» Task instructions: From the first line of the data down to and including the line with "color='#404040', annotation_clip=False)", copy everything exactly, leaving out pictures.

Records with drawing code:
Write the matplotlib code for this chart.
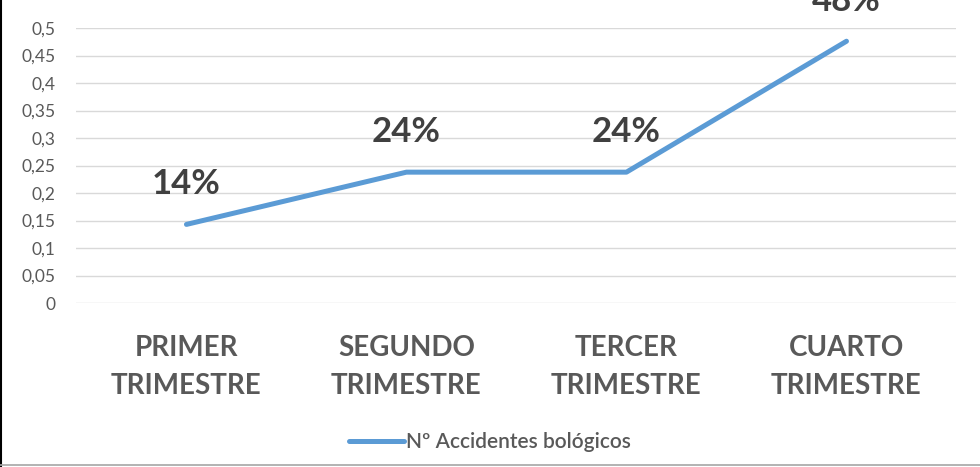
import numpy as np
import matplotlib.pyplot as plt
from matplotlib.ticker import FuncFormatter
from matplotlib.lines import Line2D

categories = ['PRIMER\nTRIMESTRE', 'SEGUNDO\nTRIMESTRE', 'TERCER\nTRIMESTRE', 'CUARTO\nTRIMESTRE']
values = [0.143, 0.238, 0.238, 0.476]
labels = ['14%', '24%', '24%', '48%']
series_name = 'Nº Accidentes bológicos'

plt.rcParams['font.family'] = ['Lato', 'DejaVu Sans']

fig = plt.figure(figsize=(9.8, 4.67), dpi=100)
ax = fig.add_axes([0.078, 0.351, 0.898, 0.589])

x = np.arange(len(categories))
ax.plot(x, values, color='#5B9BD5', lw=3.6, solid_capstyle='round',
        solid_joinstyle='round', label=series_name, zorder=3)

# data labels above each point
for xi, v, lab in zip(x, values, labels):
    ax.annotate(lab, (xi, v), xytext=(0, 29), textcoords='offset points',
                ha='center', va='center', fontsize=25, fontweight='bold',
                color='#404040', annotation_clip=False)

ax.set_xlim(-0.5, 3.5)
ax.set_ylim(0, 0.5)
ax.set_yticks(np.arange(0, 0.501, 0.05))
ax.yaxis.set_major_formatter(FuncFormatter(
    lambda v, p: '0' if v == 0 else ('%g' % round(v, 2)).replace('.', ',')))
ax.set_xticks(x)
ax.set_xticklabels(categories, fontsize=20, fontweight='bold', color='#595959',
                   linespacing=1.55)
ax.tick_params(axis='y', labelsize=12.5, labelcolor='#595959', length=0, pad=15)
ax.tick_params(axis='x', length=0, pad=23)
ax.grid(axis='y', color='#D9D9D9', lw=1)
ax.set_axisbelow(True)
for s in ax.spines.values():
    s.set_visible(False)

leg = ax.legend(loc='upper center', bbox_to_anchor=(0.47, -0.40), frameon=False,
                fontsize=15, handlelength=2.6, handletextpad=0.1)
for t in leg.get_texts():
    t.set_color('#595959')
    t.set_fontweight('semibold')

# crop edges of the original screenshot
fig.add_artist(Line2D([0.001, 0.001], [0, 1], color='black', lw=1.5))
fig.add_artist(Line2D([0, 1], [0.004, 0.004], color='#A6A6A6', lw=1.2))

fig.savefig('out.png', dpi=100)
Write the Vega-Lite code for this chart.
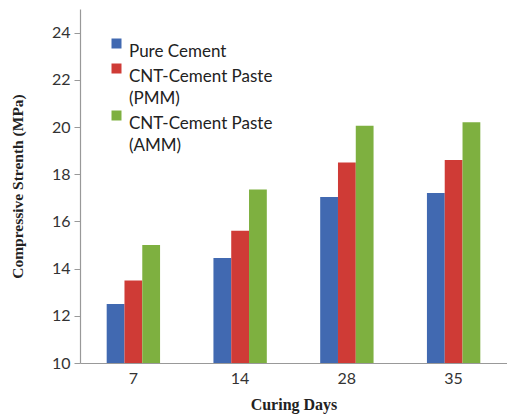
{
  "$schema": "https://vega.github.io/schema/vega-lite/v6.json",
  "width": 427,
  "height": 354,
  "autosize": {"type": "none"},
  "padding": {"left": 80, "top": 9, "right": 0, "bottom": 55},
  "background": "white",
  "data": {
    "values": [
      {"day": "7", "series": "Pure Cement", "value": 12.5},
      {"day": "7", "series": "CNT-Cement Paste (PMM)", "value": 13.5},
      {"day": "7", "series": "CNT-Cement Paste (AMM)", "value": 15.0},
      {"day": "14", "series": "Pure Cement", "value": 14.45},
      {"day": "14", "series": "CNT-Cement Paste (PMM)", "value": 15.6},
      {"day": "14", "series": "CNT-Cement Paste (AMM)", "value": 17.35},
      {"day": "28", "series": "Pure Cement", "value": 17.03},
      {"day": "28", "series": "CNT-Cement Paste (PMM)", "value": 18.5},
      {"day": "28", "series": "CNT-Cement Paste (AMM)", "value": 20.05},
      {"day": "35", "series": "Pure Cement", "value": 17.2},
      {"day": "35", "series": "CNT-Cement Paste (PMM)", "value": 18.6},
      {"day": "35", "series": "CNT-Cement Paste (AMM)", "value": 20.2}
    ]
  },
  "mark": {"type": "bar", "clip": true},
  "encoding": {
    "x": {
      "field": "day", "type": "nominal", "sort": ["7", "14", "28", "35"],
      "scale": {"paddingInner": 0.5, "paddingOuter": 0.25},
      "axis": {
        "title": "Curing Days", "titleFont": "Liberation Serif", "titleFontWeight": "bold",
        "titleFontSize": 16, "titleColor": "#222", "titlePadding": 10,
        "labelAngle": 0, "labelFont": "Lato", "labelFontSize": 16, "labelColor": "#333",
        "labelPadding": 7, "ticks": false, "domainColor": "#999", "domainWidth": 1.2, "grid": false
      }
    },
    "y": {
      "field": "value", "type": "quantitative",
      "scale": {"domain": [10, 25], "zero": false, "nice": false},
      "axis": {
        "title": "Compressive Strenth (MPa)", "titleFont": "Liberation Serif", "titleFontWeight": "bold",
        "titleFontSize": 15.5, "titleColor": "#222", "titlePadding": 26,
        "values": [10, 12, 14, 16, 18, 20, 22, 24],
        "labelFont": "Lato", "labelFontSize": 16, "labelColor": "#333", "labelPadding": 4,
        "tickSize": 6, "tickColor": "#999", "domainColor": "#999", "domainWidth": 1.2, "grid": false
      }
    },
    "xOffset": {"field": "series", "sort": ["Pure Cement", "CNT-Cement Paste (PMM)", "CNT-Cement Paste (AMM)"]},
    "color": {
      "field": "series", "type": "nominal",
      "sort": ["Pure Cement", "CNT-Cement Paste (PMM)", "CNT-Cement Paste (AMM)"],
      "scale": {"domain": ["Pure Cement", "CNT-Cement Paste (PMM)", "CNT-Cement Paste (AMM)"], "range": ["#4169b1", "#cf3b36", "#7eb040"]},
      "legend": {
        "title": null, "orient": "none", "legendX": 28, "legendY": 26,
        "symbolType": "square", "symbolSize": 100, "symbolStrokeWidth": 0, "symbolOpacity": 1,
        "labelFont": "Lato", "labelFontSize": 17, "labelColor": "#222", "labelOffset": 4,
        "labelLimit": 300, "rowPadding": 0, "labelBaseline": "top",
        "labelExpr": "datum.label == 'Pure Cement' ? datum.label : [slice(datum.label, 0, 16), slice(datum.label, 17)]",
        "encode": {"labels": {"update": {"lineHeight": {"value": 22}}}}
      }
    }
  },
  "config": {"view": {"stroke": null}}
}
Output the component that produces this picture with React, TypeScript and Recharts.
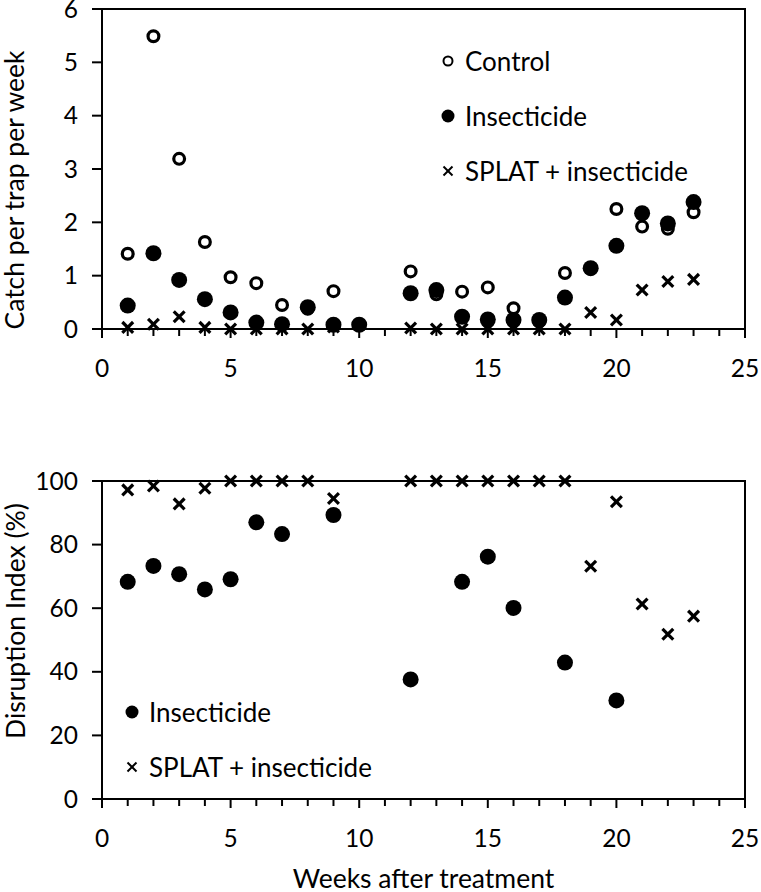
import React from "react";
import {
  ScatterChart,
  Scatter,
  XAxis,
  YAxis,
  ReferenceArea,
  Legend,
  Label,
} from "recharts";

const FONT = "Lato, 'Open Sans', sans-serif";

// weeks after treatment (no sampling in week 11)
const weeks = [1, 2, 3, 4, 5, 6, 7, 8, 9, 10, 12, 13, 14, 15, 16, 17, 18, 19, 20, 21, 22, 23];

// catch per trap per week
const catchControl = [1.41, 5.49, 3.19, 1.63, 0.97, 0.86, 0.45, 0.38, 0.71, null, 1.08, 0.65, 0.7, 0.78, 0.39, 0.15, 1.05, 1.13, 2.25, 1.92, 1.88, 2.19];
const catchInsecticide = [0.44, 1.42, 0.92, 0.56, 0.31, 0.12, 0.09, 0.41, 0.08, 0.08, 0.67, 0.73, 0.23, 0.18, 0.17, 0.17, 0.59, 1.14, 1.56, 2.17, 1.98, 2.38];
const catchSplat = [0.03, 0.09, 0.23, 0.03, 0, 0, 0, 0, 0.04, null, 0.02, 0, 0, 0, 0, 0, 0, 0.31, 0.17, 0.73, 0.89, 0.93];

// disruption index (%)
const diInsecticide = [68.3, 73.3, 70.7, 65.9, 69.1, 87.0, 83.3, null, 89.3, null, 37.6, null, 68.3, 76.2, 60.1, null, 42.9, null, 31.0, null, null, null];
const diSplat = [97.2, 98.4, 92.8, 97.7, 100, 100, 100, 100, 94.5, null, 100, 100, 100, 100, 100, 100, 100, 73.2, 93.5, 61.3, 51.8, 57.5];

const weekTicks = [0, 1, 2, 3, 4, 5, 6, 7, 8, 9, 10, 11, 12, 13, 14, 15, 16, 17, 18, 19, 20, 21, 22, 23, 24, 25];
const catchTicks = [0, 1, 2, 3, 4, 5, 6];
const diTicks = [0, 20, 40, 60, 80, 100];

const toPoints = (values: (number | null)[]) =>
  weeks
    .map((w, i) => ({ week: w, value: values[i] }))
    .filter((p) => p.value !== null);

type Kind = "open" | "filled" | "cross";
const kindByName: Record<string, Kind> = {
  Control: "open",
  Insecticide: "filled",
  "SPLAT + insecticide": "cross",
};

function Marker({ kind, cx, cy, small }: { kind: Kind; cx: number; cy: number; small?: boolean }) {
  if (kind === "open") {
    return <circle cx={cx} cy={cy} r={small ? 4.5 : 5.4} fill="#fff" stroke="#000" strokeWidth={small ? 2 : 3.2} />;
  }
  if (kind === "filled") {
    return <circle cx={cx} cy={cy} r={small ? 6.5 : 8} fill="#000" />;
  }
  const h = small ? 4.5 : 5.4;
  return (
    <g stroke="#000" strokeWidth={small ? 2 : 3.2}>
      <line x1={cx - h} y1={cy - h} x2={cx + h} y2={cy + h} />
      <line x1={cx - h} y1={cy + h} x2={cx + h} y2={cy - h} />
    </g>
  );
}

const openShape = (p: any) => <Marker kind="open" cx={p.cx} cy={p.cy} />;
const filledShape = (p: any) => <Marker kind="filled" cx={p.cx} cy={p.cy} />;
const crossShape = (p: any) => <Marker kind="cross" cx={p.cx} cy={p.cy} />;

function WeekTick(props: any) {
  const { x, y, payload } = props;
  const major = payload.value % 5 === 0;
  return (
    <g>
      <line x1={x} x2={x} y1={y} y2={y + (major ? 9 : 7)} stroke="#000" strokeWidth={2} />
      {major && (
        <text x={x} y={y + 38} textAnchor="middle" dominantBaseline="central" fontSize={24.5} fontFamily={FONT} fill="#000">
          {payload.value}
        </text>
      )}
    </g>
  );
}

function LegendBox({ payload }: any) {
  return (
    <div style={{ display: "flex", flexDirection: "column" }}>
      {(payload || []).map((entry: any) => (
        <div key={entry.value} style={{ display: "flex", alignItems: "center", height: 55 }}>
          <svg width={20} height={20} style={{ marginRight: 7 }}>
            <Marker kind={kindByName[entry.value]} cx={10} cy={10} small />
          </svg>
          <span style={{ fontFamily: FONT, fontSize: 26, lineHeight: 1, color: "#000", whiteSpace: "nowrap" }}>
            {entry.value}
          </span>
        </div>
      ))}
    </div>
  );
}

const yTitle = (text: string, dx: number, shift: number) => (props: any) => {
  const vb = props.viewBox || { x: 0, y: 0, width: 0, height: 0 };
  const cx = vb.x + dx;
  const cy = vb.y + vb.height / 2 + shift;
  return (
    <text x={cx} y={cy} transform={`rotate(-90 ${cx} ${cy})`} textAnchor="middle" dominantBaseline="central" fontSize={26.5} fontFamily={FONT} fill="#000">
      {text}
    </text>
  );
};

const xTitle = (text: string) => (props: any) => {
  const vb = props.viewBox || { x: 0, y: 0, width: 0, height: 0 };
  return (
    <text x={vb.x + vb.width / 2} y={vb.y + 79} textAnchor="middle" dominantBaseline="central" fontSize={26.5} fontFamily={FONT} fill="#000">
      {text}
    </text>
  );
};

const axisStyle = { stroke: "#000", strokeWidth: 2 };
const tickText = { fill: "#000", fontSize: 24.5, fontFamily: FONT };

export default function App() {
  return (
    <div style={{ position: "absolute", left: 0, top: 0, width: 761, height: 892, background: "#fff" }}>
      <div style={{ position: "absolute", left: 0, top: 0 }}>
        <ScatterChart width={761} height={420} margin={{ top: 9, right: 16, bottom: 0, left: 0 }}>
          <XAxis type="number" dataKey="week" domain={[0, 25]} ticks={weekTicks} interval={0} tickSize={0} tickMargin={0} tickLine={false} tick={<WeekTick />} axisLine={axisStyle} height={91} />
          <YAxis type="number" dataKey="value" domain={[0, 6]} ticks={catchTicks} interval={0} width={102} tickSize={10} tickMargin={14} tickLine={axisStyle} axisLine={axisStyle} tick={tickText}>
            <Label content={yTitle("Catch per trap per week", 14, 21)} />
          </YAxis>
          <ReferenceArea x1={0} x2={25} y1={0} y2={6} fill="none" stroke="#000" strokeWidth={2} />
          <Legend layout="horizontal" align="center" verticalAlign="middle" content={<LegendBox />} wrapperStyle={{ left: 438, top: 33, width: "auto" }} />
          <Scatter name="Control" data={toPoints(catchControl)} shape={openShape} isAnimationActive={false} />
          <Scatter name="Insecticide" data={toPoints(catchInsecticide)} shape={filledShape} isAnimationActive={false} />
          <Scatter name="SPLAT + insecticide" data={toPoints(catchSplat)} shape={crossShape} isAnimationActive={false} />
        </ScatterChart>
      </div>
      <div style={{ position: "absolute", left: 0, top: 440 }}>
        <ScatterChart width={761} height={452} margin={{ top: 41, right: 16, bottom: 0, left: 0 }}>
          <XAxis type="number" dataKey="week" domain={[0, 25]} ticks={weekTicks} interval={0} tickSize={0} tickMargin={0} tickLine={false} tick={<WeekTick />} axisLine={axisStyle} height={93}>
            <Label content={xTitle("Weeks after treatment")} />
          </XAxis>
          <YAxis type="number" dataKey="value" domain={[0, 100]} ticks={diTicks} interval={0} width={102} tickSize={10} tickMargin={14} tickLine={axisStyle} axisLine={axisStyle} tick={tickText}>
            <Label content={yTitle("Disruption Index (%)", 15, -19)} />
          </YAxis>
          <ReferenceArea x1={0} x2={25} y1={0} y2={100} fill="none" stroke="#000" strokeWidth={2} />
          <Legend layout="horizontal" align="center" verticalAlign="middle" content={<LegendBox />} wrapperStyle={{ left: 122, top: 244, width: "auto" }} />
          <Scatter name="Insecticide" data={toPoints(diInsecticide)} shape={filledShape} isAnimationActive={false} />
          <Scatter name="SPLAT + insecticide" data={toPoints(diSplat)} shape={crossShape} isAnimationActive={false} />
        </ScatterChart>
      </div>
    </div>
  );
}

» Finished exercise:
Write the matplotlib code for this chart.
import numpy as np
import matplotlib.pyplot as plt
from matplotlib.ticker import FuncFormatter
from matplotlib.lines import Line2D

categories = ['PRIMER\nTRIMESTRE', 'SEGUNDO\nTRIMESTRE', 'TERCER\nTRIMESTRE', 'CUARTO\nTRIMESTRE']
values = [0.143, 0.238, 0.238, 0.476]
labels = ['14%', '24%', '24%', '48%']
series_name = 'Nº Accidentes bológicos'

plt.rcParams['font.family'] = ['Lato', 'DejaVu Sans']

fig = plt.figure(figsize=(9.8, 4.67), dpi=100)
ax = fig.add_axes([0.078, 0.351, 0.898, 0.589])

x = np.arange(len(categories))
ax.plot(x, values, color='#5B9BD5', lw=3.6, solid_capstyle='round',
        solid_joinstyle='round', label=series_name, zorder=3)

# data labels above each point
for xi, v, lab in zip(x, values, labels):
    ax.annotate(lab, (xi, v), xytext=(0, 29), textcoords='offset points',
                ha='center', va='center', fontsize=25, fontweight='bold',
                color='#404040', annotation_clip=False)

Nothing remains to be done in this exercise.